**Directions for this task:** Your task is to transcribe all of the data below exactly, omitting the images.

**Excerpted data:**
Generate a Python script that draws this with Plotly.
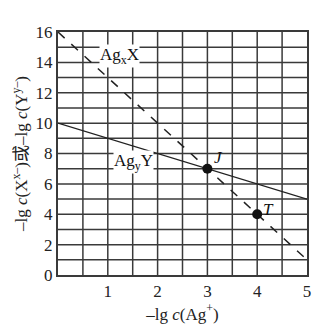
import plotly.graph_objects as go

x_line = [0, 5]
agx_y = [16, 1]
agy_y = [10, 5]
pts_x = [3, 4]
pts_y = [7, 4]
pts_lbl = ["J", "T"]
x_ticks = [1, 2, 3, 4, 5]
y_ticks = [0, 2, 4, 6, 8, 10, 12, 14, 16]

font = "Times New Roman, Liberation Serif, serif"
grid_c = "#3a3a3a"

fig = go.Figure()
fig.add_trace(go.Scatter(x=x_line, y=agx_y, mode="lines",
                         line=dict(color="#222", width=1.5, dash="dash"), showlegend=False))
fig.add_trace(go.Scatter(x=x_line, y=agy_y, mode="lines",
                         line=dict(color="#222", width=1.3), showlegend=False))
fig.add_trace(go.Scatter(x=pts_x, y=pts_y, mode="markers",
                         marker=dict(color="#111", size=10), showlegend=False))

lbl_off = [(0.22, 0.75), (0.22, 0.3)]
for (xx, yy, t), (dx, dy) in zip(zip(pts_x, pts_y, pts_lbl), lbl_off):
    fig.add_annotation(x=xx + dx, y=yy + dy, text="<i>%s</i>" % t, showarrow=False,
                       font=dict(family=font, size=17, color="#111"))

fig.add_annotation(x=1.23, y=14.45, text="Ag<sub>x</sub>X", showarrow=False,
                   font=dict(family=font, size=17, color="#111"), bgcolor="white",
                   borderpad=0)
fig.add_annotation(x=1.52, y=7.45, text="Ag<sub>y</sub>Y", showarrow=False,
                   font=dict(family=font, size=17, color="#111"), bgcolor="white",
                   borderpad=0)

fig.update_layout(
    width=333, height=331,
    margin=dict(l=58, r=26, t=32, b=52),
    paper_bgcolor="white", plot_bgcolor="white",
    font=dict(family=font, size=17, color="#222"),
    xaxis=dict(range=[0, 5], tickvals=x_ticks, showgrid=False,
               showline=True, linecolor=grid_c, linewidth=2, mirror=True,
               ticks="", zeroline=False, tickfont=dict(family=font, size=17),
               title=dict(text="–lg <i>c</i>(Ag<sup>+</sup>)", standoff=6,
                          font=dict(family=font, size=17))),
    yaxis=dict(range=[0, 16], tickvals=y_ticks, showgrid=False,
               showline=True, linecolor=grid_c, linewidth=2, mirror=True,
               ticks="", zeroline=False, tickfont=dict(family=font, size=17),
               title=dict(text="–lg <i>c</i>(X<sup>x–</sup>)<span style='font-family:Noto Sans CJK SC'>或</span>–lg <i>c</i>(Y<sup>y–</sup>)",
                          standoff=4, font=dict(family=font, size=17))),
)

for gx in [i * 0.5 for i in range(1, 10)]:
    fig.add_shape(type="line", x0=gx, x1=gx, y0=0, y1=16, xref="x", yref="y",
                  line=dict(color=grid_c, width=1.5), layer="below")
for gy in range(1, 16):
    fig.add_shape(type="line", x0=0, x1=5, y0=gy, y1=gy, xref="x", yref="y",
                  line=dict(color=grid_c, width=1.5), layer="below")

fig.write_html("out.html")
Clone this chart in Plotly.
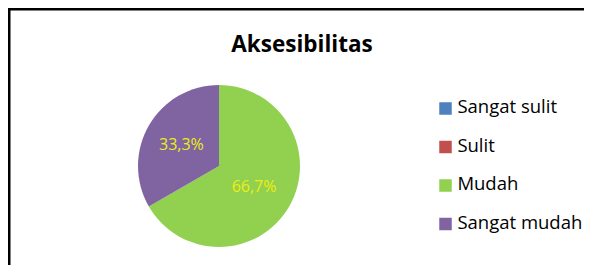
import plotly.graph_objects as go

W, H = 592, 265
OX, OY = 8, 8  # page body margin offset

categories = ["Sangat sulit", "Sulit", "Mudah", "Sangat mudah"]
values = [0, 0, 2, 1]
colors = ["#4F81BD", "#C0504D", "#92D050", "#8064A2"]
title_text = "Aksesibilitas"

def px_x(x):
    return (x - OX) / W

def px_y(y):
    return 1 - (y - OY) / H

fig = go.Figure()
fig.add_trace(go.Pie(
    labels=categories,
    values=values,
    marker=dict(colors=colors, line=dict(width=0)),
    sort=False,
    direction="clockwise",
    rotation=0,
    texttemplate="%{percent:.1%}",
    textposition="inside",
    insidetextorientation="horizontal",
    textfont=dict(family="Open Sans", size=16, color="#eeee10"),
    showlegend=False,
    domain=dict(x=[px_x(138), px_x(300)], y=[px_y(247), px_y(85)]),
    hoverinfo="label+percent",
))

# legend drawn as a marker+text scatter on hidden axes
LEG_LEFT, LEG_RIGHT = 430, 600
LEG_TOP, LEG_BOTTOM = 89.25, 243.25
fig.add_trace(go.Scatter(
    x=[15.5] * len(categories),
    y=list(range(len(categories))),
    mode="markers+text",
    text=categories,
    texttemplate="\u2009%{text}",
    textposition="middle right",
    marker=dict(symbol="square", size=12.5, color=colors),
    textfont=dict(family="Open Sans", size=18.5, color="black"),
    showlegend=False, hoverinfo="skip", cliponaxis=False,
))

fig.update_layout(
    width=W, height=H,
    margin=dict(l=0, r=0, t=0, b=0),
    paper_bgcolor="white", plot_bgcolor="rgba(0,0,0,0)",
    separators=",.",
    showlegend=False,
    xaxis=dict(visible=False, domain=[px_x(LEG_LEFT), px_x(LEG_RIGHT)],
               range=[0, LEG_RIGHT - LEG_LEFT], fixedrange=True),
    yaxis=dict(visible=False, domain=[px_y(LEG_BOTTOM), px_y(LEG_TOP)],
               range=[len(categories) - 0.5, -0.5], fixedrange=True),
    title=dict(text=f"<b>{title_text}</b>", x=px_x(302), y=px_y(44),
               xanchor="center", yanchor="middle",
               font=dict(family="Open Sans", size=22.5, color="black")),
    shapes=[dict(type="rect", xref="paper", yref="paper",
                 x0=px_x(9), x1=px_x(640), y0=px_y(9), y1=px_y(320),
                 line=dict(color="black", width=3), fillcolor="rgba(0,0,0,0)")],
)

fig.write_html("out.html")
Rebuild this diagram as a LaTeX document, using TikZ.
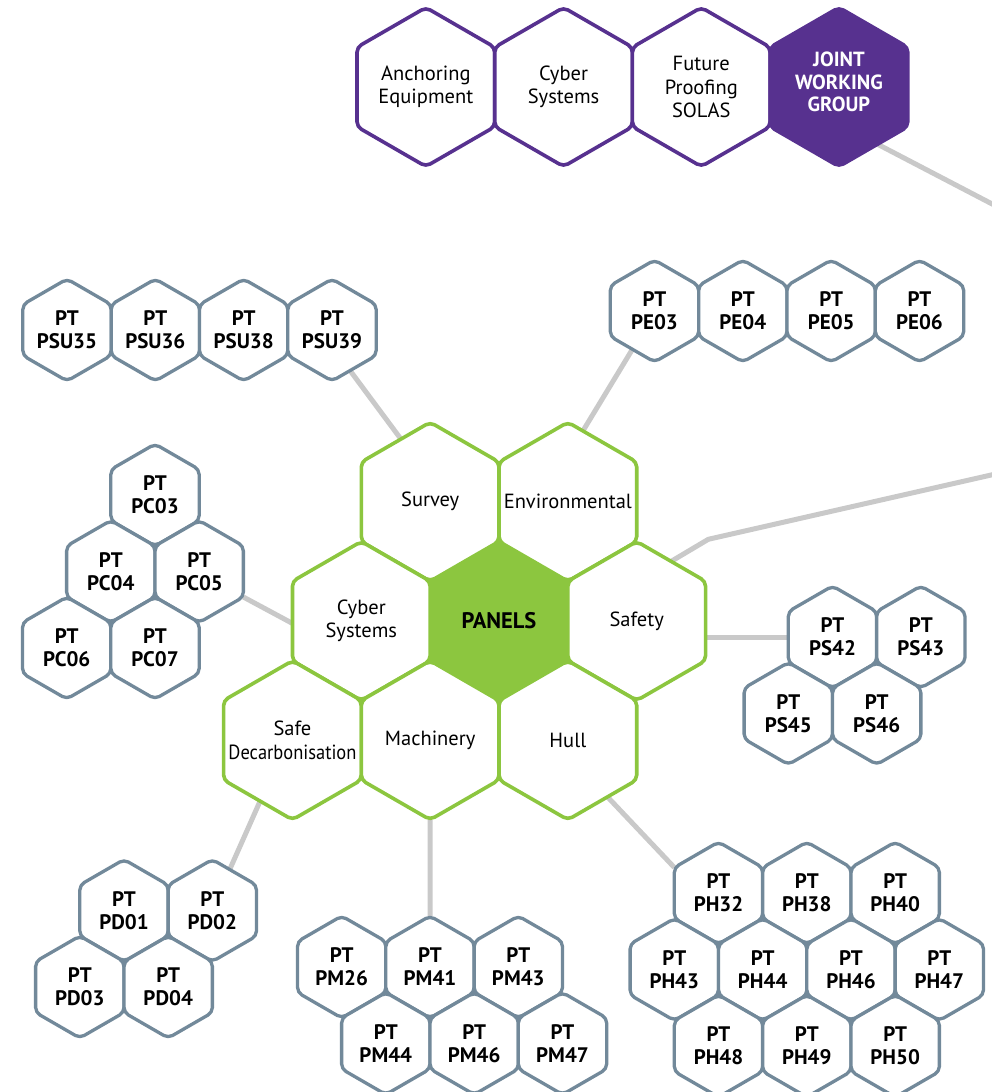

**Output of the exercise:**
Generate a Python script that draws this with Plotly.
import plotly.graph_objects as go

x_line = [0, 5]
agx_y = [16, 1]
agy_y = [10, 5]
pts_x = [3, 4]
pts_y = [7, 4]
pts_lbl = ["J", "T"]
x_ticks = [1, 2, 3, 4, 5]
y_ticks = [0, 2, 4, 6, 8, 10, 12, 14, 16]

font = "Times New Roman, Liberation Serif, serif"
grid_c = "#3a3a3a"

fig = go.Figure()
fig.add_trace(go.Scatter(x=x_line, y=agx_y, mode="lines",
                         line=dict(color="#222", width=1.5, dash="dash"), showlegend=False))
fig.add_trace(go.Scatter(x=x_line, y=agy_y, mode="lines",
                         line=dict(color="#222", width=1.3), showlegend=False))
fig.add_trace(go.Scatter(x=pts_x, y=pts_y, mode="markers",
                         marker=dict(color="#111", size=10), showlegend=False))

lbl_off = [(0.22, 0.75), (0.22, 0.3)]
for (xx, yy, t), (dx, dy) in zip(zip(pts_x, pts_y, pts_lbl), lbl_off):
    fig.add_annotation(x=xx + dx, y=yy + dy, text="<i>%s</i>" % t, showarrow=False,
                       font=dict(family=font, size=17, color="#111"))

fig.add_annotation(x=1.23, y=14.45, text="Ag<sub>x</sub>X", showarrow=False,
                   font=dict(family=font, size=17, color="#111"), bgcolor="white",
                   borderpad=0)
fig.add_annotation(x=1.52, y=7.45, text="Ag<sub>y</sub>Y", showarrow=False,
                   font=dict(family=font, size=17, color="#111"), bgcolor="white",
                   borderpad=0)

fig.update_layout(
    width=333, height=331,
    margin=dict(l=58, r=26, t=32, b=52),
    paper_bgcolor="white", plot_bgcolor="white",
    font=dict(family=font, size=17, color="#222"),
    xaxis=dict(range=[0, 5], tickvals=x_ticks, showgrid=False,
               showline=True, linecolor=grid_c, linewidth=2, mirror=True,
               ticks="", zeroline=False, tickfont=dict(family=font, size=17),
               title=dict(text="–lg <i>c</i>(Ag<sup>+</sup>)", standoff=6,
                          font=dict(family=font, size=17))),
    yaxis=dict(range=[0, 16], tickvals=y_ticks, showgrid=False,
               showline=True, linecolor=grid_c, linewidth=2, mirror=True,
               ticks="", zeroline=False, tickfont=dict(family=font, size=17),
               title=dict(text="–lg <i>c</i>(X<sup>x–</sup>)<span style='font-family:Noto Sans CJK SC'>或</span>–lg <i>c</i>(Y<sup>y–</sup>)",
                          standoff=4, font=dict(family=font, size=17))),
)

for gx in [i * 0.5 for i in range(1, 10)]:
    fig.add_shape(type="line", x0=gx, x1=gx, y0=0, y1=16, xref="x", yref="y",
                  line=dict(color=grid_c, width=1.5), layer="below")
for gy in range(1, 16):
    fig.add_shape(type="line", x0=0, x1=5, y0=gy, y1=gy, xref="x", yref="y",
                  line=dict(color=grid_c, width=1.5), layer="below")

fig.write_html("out.html")
Clone this chart in Plotly.
import plotly.graph_objects as go

W, H = 592, 265
OX, OY = 8, 8  # page body margin offset

categories = ["Sangat sulit", "Sulit", "Mudah", "Sangat mudah"]
values = [0, 0, 2, 1]
colors = ["#4F81BD", "#C0504D", "#92D050", "#8064A2"]
title_text = "Aksesibilitas"

def px_x(x):
    return (x - OX) / W

def px_y(y):
    return 1 - (y - OY) / H

fig = go.Figure()
fig.add_trace(go.Pie(
    labels=categories,
    values=values,
    marker=dict(colors=colors, line=dict(width=0)),
    sort=False,
    direction="clockwise",
    rotation=0,
    texttemplate="%{percent:.1%}",
    textposition="inside",
    insidetextorientation="horizontal",
    textfont=dict(family="Open Sans", size=16, color="#eeee10"),
    showlegend=False,
    domain=dict(x=[px_x(138), px_x(300)], y=[px_y(247), px_y(85)]),
    hoverinfo="label+percent",
))

# legend drawn as a marker+text scatter on hidden axes
LEG_LEFT, LEG_RIGHT = 430, 600
LEG_TOP, LEG_BOTTOM = 89.25, 243.25
fig.add_trace(go.Scatter(
    x=[15.5] * len(categories),
    y=list(range(len(categories))),
    mode="markers+text",
    text=categories,
    texttemplate="\u2009%{text}",
    textposition="middle right",
    marker=dict(symbol="square", size=12.5, color=colors),
    textfont=dict(family="Open Sans", size=18.5, color="black"),
    showlegend=False, hoverinfo="skip", cliponaxis=False,
))

fig.update_layout(
    width=W, height=H,
    margin=dict(l=0, r=0, t=0, b=0),
    paper_bgcolor="white", plot_bgcolor="rgba(0,0,0,0)",
    separators=",.",
    showlegend=False,
    xaxis=dict(visible=False, domain=[px_x(LEG_LEFT), px_x(LEG_RIGHT)],
               range=[0, LEG_RIGHT - LEG_LEFT], fixedrange=True),
    yaxis=dict(visible=False, domain=[px_y(LEG_BOTTOM), px_y(LEG_TOP)],
               range=[len(categories) - 0.5, -0.5], fixedrange=True),
    title=dict(text=f"<b>{title_text}</b>", x=px_x(302), y=px_y(44),
               xanchor="center", yanchor="middle",
               font=dict(family="Open Sans", size=22.5, color="black")),
    shapes=[dict(type="rect", xref="paper", yref="paper",
                 x0=px_x(9), x1=px_x(640), y0=px_y(9), y1=px_y(320),
                 line=dict(color="black", width=3), fillcolor="rgba(0,0,0,0)")],
)

fig.write_html("out.html")
Rebuild this diagram as a LaTeX document, using TikZ.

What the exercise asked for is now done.